I have a login macro that I want to wait until the system uptime is over a threshold of # of seconds. This is to give the system time to "calm down" before I start executing any other actions. My corporate laptop runs a million security scans on boot, so it's futile to try and do anything else while the CPU is pegged with system scans.
I searched and found the "UPTIME()" function with will return the time since the system booted. I want to put that into a "pause until" or similar to tell the system to wait until UPTIME() is => the threshold that I set for it.
I'm not married to "pause until", but it seemed the closest action to what I want to achieve.
The UPTIME() function does not reset from a log out, only after a reboot.
But I do not see why you could not just instead set your threshold within an ordinary pause?

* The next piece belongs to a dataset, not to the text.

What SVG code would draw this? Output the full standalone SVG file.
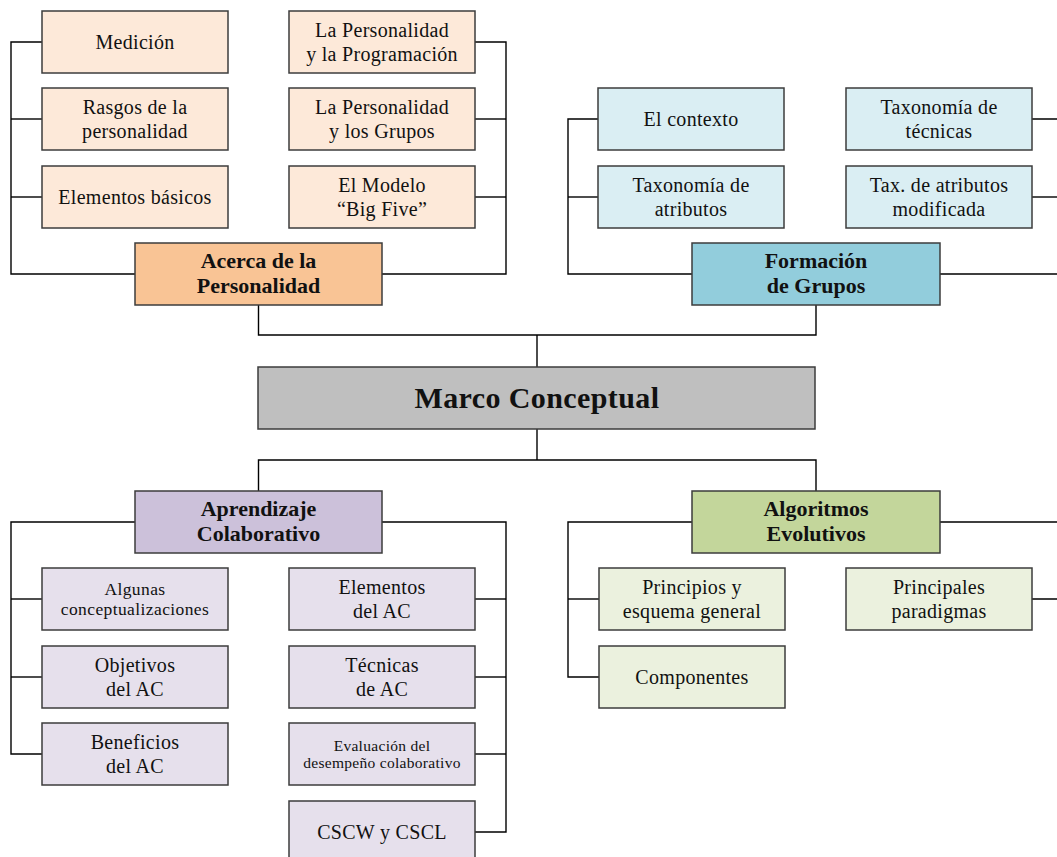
<svg xmlns="http://www.w3.org/2000/svg" width="1057" height="857" viewBox="0 0 1057 857">
  <style>
    .box { stroke: #3c3c3c; stroke-width: 1.5; }
    .conn { fill: none; stroke: #000; stroke-width: 1.4; }
    text { font-family: "Liberation Serif", "DejaVu Serif", serif; fill: #111; text-anchor: middle; }
    .t { font-size: 20px; letter-spacing: 0.3px; }
    .ts { font-size: 17.5px; letter-spacing: 0.4px; }
    .txs { font-size: 15.5px; letter-spacing: 0.3px; }
    .h { font-size: 22px; font-weight: bold; }
    .hm { font-size: 30px; font-weight: bold; letter-spacing: 0.4px; }
    .pers-main { fill: #f9c495; } .pers { fill: #fde9d9; }
    .grp-main { fill: #92cddc; } .grp { fill: #daeef3; }
    .ac-main { fill: #ccc1da; } .ac { fill: #e6e0ec; }
    .ae-main { fill: #c3d69b; } .ae { fill: #ebf1de; }
    .root { fill: #bfbfbf; }
  </style>

  <!-- connectors -->
  <g id="connectors" class="conn">
    <!-- hub -->
    <polyline points="258.5,305 258.5,335 816,335 816,305"/>
    <line x1="537" y1="335" x2="537" y2="367"/>
    <line x1="537" y1="429" x2="537" y2="460"/>
    <polyline points="258.5,491 258.5,460 816,460 816,491"/>
    <!-- Personalidad -->
    <polyline points="135,274 11,274 11,42 42,42"/>
    <line x1="11" y1="119" x2="42" y2="119"/>
    <line x1="11" y1="197" x2="42" y2="197"/>
    <polyline points="382,274 506,274 506,42 475,42"/>
    <line x1="506" y1="119" x2="475" y2="119"/>
    <line x1="506" y1="197" x2="475" y2="197"/>
    <!-- Grupos -->
    <polyline points="692,274 568,274 568,119 598,119"/>
    <line x1="568" y1="197" x2="598" y2="197"/>
    <polyline points="940,274 1062,274 1062,119 1032,119"/>
    <line x1="1062" y1="197" x2="1032" y2="197"/>
    <!-- Aprendizaje Colaborativo -->
    <polyline points="135,522 11,522 11,754 42,754"/>
    <line x1="11" y1="599" x2="42" y2="599"/>
    <line x1="11" y1="677" x2="42" y2="677"/>
    <polyline points="382,522 506,522 506,832 475,832"/>
    <line x1="506" y1="599" x2="475" y2="599"/>
    <line x1="506" y1="677" x2="475" y2="677"/>
    <line x1="506" y1="754" x2="475" y2="754"/>
    <!-- Algoritmos Evolutivos -->
    <polyline points="692,522 568,522 568,677 599,677"/>
    <line x1="568" y1="599" x2="599" y2="599"/>
    <polyline points="940,522 1062,522 1062,599 1032,599"/>
  </g>

  <!-- root -->
  <g id="marco">
    <rect class="box root" x="258" y="367" width="557" height="62"/>
    <text class="hm" x="537" y="408">Marco Conceptual</text>
  </g>

  <!-- Personalidad branch -->
  <g id="acerca">
    <rect class="box pers-main" x="135" y="243" width="247" height="62"/>
    <text class="h" x="258.5" y="267.5">Acerca de la</text>
    <text class="h" x="258.5" y="293">Personalidad</text>
  </g>
  <g id="medicion">
    <rect class="box pers" x="42" y="11" width="186" height="62"/>
    <text class="t" x="135" y="48.5">Medición</text>
  </g>
  <g id="rasgos">
    <rect class="box pers" x="42" y="88" width="186" height="62"/>
    <text class="t" x="135" y="113.5">Rasgos de la</text>
    <text class="t" x="135" y="137.5">personalidad</text>
  </g>
  <g id="elementos-basicos">
    <rect class="box pers" x="42" y="166" width="186" height="62"/>
    <text class="t" x="135" y="203.5">Elementos básicos</text>
  </g>
  <g id="pers-programacion">
    <rect class="box pers" x="289" y="11" width="186" height="62"/>
    <text class="t" x="382" y="36.5">La Personalidad</text>
    <text class="t" x="382" y="60.5">y la Programación</text>
  </g>
  <g id="pers-grupos">
    <rect class="box pers" x="289" y="88" width="186" height="62"/>
    <text class="t" x="382" y="113.5">La Personalidad</text>
    <text class="t" x="382" y="137.5">y los Grupos</text>
  </g>
  <g id="big-five">
    <rect class="box pers" x="289" y="166" width="186" height="62"/>
    <text class="t" x="382" y="191.5">El Modelo</text>
    <text class="t" x="382" y="215.5">“Big Five”</text>
  </g>

  <!-- Grupos branch -->
  <g id="formacion">
    <rect class="box grp-main" x="692" y="243" width="248" height="62"/>
    <text class="h" x="816" y="267.5">Formación</text>
    <text class="h" x="816" y="293">de Grupos</text>
  </g>
  <g id="contexto">
    <rect class="box grp" x="598" y="88" width="186" height="62"/>
    <text class="t" x="691" y="125.5">El contexto</text>
  </g>
  <g id="tax-atributos">
    <rect class="box grp" x="598" y="166" width="186" height="62"/>
    <text class="t" x="691" y="191.5">Taxonomía de</text>
    <text class="t" x="691" y="215.5">atributos</text>
  </g>
  <g id="tax-tecnicas">
    <rect class="box grp" x="846" y="88" width="186" height="62"/>
    <text class="t" x="939" y="113.5">Taxonomía de</text>
    <text class="t" x="939" y="137.5">técnicas</text>
  </g>
  <g id="tax-modificada">
    <rect class="box grp" x="846" y="166" width="186" height="62"/>
    <text class="t" x="939" y="191.5">Tax. de atributos</text>
    <text class="t" x="939" y="215.5">modificada</text>
  </g>

  <!-- Aprendizaje Colaborativo branch -->
  <g id="aprendizaje">
    <rect class="box ac-main" x="135" y="491" width="247" height="62"/>
    <text class="h" x="258.5" y="515.5">Aprendizaje</text>
    <text class="h" x="258.5" y="541">Colaborativo</text>
  </g>
  <g id="conceptualizaciones">
    <rect class="box ac" x="42" y="568" width="186" height="62"/>
    <text class="ts" x="135" y="595">Algunas</text>
    <text class="ts" x="135" y="614.5">conceptualizaciones</text>
  </g>
  <g id="objetivos">
    <rect class="box ac" x="42" y="646" width="186" height="62"/>
    <text class="t" x="135" y="671.5">Objetivos</text>
    <text class="t" x="135" y="695.5">del AC</text>
  </g>
  <g id="beneficios">
    <rect class="box ac" x="42" y="723" width="186" height="62"/>
    <text class="t" x="135" y="748.5">Beneficios</text>
    <text class="t" x="135" y="772.5">del AC</text>
  </g>
  <g id="elementos-ac">
    <rect class="box ac" x="289" y="568" width="186" height="62"/>
    <text class="t" x="382" y="593.5">Elementos</text>
    <text class="t" x="382" y="617.5">del AC</text>
  </g>
  <g id="tecnicas-ac">
    <rect class="box ac" x="289" y="646" width="186" height="62"/>
    <text class="t" x="382" y="671.5">Técnicas</text>
    <text class="t" x="382" y="695.5">de AC</text>
  </g>
  <g id="evaluacion">
    <rect class="box ac" x="289" y="723" width="186" height="62"/>
    <text class="txs" x="382" y="750.5">Evaluación del</text>
    <text class="txs" x="382" y="767.5">desempeño colaborativo</text>
  </g>
  <g id="cscw">
    <rect class="box ac" x="289" y="801" width="186" height="62"/>
    <text class="t" x="382" y="838.5">CSCW y CSCL</text>
  </g>

  <!-- Algoritmos Evolutivos branch -->
  <g id="algoritmos">
    <rect class="box ae-main" x="692" y="491" width="248" height="62"/>
    <text class="h" x="816" y="515.5">Algoritmos</text>
    <text class="h" x="816" y="541">Evolutivos</text>
  </g>
  <g id="principios">
    <rect class="box ae" x="599" y="568" width="186" height="62"/>
    <text class="t" x="692" y="593.5">Principios y</text>
    <text class="t" x="692" y="617.5">esquema general</text>
  </g>
  <g id="componentes">
    <rect class="box ae" x="599" y="646" width="186" height="62"/>
    <text class="t" x="692" y="683.5">Componentes</text>
  </g>
  <g id="paradigmas">
    <rect class="box ae" x="846" y="568" width="186" height="62"/>
    <text class="t" x="939" y="593.5">Principales</text>
    <text class="t" x="939" y="617.5">paradigmas</text>
  </g>
</svg>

The key is to trigger it, and here at my system, from quick tests I performed here now, the Engine Launch Trigger trigger more reliably after a log out than the Login trigger, (that I at least here now did not get to trigger reliably).

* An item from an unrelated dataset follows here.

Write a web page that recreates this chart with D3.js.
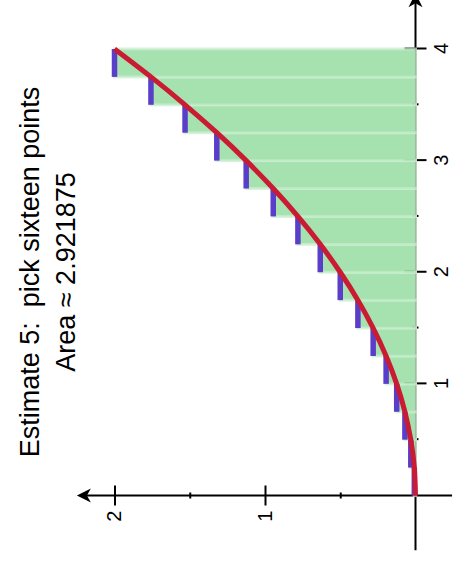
<!DOCTYPE html>
<html>
<head>
<meta charset="utf-8">
<script src="https://cdn.jsdelivr.net/npm/d3@7"></script>
<style>
    body { margin: 0; background: #fff; }
    text { font-family: "Liberation Sans", Arial, sans-serif; fill: #000; }
</style>
</head>
<body>
<div id="chart"></div>
<script>
// Right endpoints of the sixteen sub-intervals and the curve heights there
const samplesX = [0.25, 0.5, 0.75, 1, 1.25, 1.5, 1.75, 2, 2.25, 2.5, 2.75, 3, 3.25, 3.5, 3.75, 4];
const samplesY = [0.0078, 0.0313, 0.0703, 0.125, 0.1953, 0.2813, 0.3828, 0.5, 0.6328, 0.7813, 0.9453, 1.125, 1.3203, 1.5313, 1.7578, 2];

// Points along the red curve
const curveX = [0, 0.25, 0.5, 0.75, 1, 1.25, 1.5, 1.75, 2, 2.25, 2.5, 2.75, 3, 3.25, 3.5, 3.75, 4];
const curveY = [0, 0.0078, 0.0313, 0.0703, 0.125, 0.1953, 0.2813, 0.3828, 0.5, 0.6328, 0.7813, 0.9453, 1.125, 1.3203, 1.5313, 1.7578, 2];

// Tick labels
const xTicks = [1, 2, 3, 4];
const xMinorTicks = [0.5, 1.5, 2.5, 3.5];
const yTicks = [1, 2];
const yMinorTicks = [0.5, 1.5];

const titleLines = ["Estimate 5:  pick sixteen points", "Area \u2248 2.921875"];

const W = 456, H = 564;

const svg = d3.select("#chart").append("svg")
    .attr("width", W)
    .attr("height", H);

// The whole chart is drawn upright and then turned a quarter turn
const g = svg.append("g")
    .attr("transform", `translate(0,${H}) rotate(-90)`);

const x = d3.scaleLinear().domain([0, 4]).range([68.5, 515]);
const y = d3.scaleLinear().domain([0, 2]).range([415.5, 114.5]);

// Axis lines with arrow heads
const xTip = x(4.5), yTip = y(2.25);
g.append("line")
    .attr("x1", x(-0.49)).attr("x2", xTip - 9)
    .attr("y1", y(0)).attr("y2", y(0))
    .attr("stroke", "#000").attr("stroke-width", 2);
g.append("path")
    .attr("d", `M${xTip},${y(0)} L${xTip - 14},${y(0) - 7} L${xTip - 10},${y(0)} L${xTip - 14},${y(0) + 7} Z`)
    .attr("fill", "#000");

g.append("line")
    .attr("x1", x(0)).attr("x2", x(0))
    .attr("y1", y(-0.243)).attr("y2", yTip + 9)
    .attr("stroke", "#000").attr("stroke-width", 2);
g.append("path")
    .attr("d", `M${x(0)},${yTip} L${x(0) - 7},${yTip + 14} L${x(0)},${yTip + 10} L${x(0) + 7},${yTip + 14} Z`)
    .attr("fill", "#000");

// Major and minor ticks through d3 axes
function styleAxis(sel) {
    sel.select(".domain").remove();
    sel.selectAll(".tick line").attr("stroke", "#000").attr("stroke-width", 2);
    sel.selectAll(".tick text")
        .style("font-family", '"Liberation Sans", Arial, sans-serif')
        .style("font-size", "20px")
        .attr("fill", "#000");
}

g.append("g")
    .attr("transform", `translate(0,${y(0) - 11})`)
    .call(d3.axisBottom(x).tickValues(xTicks).tickSize(22).tickPadding(7).tickFormat(d3.format("d")))
    .call(styleAxis);

g.append("g")
    .attr("transform", `translate(0,${y(0) - 3})`)
    .call(d3.axisBottom(x).tickValues(xMinorTicks).tickSize(6).tickFormat(""))
    .call(styleAxis);

g.append("g")
    .attr("transform", `translate(${x(0) + 10},0)`)
    .call(d3.axisLeft(y).tickValues(yTicks).tickSize(20).tickPadding(5).tickFormat(d3.format("d")))
    .call(styleAxis);

g.append("g")
    .attr("transform", `translate(${x(0) + 3},0)`)
    .call(d3.axisLeft(y).tickValues(yMinorTicks).tickSize(6).tickFormat(""))
    .call(styleAxis);

// Riemann rectangles (right endpoints)
const lefts = [0].concat(samplesX.slice(0, -1));

g.append("g").selectAll("rect")
    .data(samplesX)
    .join("rect")
    .attr("x", (d, i) => x(lefts[i]))
    .attr("width", (d, i) => x(d) - x(lefts[i]))
    .attr("y", (d, i) => y(samplesY[i]))
    .attr("height", (d, i) => y(0) - y(samplesY[i]))
    .attr("fill", "#4dc361")
    .attr("fill-opacity", 0.5)
    .attr("stroke", "rgb(200,238,206)")
    .attr("stroke-opacity", 0.75)
    .attr("stroke-width", 3);

// Sample heights in blue
g.append("g").selectAll("line")
    .data(samplesX)
    .join("line")
    .attr("x1", (d, i) => x(lefts[i]))
    .attr("x2", d => x(d))
    .attr("y1", (d, i) => y(samplesY[i]))
    .attr("y2", (d, i) => y(samplesY[i]))
    .attr("stroke", "#5a3dc8")
    .attr("stroke-width", 5.5);

// The curve
const line = d3.line()
    .x(d => x(d[0]))
    .y(d => y(d[1]))
    .curve(d3.curveNatural);

g.append("path")
    .datum(curveX.map((d, i) => [d, curveY[i]]))
    .attr("d", line)
    .attr("fill", "none")
    .attr("stroke", "#c91b32")
    .attr("stroke-width", 5);

// Title
g.append("g").selectAll("text")
    .data(titleLines)
    .join("text")
    .attr("x", 292)
    .attr("y", (d, i) => i === 0 ? 39 : 75)
    .attr("text-anchor", "middle")
    .style("font-size", "27px")
    .style("white-space", "pre")
    .text(d => d);
</script>
</body>
</html>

I set the variable UPTIME_SECONDS to UPTIME()
Then I have a While loop that runs while UPTIME_SECONDS < Threshold.
The loop pauses for 1 minute, and updates UPTIME_SECONDS to the current uptime.
I have the triggers set to login and unlock.
This looks like it will work. It's in testing and tweaking phase now.
A concern would be that some of those scans may be taking place on login, not just on boot. If so, the simplest method would be to simply start your login macro with an n-second pause, with n sized so you avoid the worst of the background processing.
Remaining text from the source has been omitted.